### DIRECTIONS FOR THIS TASK
Starting at the first line of the listing below, retype each line up to and including the one that contains "from matplotlib.patches import Rectangle". Leave pictures out.
========
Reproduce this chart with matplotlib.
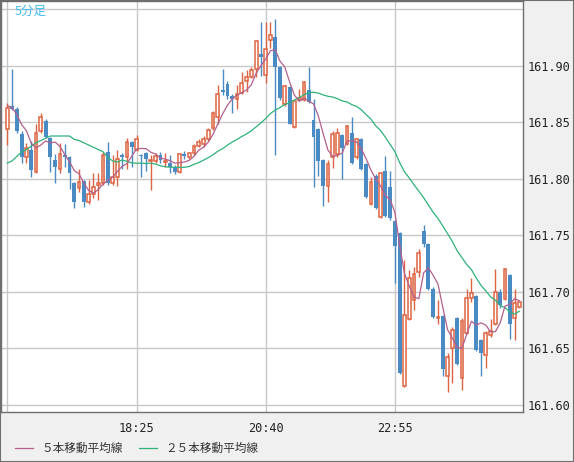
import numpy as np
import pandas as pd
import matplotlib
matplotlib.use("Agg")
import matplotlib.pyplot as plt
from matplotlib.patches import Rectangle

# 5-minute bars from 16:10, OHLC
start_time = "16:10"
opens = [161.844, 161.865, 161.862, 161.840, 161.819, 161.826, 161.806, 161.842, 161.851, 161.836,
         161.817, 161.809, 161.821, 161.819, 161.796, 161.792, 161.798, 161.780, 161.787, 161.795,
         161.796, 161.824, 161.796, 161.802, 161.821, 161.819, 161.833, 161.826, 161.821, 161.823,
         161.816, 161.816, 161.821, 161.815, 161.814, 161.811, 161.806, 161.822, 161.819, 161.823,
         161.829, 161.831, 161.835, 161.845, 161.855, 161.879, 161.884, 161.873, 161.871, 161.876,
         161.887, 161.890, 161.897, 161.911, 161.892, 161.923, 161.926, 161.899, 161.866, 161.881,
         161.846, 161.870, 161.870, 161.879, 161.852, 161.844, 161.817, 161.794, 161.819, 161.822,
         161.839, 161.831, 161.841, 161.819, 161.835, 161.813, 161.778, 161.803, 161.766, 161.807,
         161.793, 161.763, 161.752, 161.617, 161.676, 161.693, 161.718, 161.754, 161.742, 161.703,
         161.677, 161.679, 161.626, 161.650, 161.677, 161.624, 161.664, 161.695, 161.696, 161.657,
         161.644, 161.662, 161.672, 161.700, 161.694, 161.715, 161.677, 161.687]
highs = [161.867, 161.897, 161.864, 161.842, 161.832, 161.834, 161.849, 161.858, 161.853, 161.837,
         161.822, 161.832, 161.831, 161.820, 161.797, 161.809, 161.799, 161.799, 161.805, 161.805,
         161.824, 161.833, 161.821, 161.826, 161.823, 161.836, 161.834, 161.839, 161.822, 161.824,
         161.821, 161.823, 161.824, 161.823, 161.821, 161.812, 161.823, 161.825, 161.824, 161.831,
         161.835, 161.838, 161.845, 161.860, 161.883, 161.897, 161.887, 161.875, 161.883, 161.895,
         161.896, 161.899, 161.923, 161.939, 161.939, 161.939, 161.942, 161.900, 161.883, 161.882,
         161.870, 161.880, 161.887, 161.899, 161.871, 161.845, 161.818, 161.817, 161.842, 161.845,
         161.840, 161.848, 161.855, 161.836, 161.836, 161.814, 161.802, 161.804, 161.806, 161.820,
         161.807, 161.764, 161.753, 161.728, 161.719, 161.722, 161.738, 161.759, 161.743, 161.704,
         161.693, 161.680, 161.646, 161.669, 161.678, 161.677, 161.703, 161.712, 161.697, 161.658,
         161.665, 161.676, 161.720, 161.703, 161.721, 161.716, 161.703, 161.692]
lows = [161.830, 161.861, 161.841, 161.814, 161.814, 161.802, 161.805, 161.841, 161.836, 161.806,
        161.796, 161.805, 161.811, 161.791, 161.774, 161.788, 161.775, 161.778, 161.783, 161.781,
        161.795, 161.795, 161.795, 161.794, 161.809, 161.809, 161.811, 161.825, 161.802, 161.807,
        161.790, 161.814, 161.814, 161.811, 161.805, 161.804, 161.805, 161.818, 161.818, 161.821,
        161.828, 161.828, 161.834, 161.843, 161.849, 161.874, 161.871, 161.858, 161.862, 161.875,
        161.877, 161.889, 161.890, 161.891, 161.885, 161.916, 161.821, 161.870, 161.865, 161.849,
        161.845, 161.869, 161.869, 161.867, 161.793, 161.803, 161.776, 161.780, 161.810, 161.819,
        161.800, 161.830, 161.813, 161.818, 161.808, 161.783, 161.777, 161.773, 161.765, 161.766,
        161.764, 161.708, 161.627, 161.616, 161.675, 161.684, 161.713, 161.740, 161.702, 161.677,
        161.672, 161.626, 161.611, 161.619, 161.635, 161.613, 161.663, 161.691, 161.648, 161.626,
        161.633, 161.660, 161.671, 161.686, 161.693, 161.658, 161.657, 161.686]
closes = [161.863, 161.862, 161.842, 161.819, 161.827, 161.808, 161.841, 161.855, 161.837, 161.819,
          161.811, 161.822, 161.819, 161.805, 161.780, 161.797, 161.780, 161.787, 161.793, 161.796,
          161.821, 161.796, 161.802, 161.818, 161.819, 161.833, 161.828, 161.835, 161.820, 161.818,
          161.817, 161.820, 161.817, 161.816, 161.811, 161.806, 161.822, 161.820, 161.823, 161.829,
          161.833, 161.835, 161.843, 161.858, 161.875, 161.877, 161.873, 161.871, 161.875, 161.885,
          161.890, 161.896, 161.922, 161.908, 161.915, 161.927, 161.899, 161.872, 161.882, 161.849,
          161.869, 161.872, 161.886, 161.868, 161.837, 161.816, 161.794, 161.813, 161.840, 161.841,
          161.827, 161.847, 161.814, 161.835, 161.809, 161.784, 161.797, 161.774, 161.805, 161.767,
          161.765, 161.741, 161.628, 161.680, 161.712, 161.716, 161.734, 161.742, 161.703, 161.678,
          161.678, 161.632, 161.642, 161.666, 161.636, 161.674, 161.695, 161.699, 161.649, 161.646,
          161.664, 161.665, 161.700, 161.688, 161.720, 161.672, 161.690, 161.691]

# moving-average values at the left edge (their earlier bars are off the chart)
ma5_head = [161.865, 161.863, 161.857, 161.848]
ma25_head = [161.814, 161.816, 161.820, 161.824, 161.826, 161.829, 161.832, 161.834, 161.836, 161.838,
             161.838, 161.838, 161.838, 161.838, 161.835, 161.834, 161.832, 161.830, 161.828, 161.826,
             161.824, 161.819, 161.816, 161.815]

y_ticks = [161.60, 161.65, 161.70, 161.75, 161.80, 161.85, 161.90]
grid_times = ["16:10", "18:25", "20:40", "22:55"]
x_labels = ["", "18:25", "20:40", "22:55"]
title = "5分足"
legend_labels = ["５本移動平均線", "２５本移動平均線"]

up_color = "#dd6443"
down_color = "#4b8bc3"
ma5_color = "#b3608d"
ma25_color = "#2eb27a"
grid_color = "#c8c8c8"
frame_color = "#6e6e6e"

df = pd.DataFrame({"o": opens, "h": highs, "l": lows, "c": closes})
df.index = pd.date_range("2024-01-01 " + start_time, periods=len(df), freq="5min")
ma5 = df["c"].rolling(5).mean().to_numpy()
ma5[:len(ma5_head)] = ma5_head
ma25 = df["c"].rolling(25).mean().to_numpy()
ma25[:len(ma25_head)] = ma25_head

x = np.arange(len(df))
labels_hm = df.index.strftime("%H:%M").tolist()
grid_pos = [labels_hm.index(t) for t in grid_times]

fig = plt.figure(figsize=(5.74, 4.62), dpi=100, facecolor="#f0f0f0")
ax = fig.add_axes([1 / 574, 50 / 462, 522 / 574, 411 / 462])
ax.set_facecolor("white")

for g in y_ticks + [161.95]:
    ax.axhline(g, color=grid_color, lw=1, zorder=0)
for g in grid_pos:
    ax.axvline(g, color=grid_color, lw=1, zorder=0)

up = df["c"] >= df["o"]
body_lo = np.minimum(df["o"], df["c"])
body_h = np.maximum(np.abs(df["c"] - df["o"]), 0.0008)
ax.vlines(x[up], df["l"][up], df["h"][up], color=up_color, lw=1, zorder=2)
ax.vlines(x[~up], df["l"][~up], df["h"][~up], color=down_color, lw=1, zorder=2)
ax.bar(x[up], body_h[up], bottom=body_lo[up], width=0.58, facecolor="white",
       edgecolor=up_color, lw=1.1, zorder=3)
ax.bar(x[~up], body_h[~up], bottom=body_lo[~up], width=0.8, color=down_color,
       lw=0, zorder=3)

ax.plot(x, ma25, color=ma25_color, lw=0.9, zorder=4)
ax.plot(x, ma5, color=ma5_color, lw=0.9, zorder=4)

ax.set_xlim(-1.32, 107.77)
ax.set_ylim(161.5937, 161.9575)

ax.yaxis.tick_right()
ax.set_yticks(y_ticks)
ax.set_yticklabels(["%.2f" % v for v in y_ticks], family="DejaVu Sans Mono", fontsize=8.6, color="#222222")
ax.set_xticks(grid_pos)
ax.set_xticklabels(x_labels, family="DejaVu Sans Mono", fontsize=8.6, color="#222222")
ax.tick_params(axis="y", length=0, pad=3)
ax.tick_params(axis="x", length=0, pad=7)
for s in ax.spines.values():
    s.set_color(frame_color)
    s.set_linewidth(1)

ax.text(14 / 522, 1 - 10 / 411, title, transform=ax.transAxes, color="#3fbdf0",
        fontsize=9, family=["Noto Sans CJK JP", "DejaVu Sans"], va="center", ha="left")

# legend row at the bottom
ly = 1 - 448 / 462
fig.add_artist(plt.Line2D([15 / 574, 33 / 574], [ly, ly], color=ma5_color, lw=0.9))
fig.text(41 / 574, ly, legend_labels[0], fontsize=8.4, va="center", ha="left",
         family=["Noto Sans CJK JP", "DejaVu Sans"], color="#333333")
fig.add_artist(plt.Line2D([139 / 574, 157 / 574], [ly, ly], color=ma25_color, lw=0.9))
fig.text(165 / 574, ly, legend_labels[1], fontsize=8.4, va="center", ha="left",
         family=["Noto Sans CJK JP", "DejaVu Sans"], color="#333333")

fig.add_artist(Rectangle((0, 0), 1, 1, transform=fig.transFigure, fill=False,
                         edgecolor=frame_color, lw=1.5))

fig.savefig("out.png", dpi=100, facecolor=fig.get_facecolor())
========
### ANSWER TO THIS PROBLEM
Reproduce this chart with matplotlib.
import numpy as np
import pandas as pd
import matplotlib
matplotlib.use("Agg")
import matplotlib.pyplot as plt
from matplotlib.patches import Rectangle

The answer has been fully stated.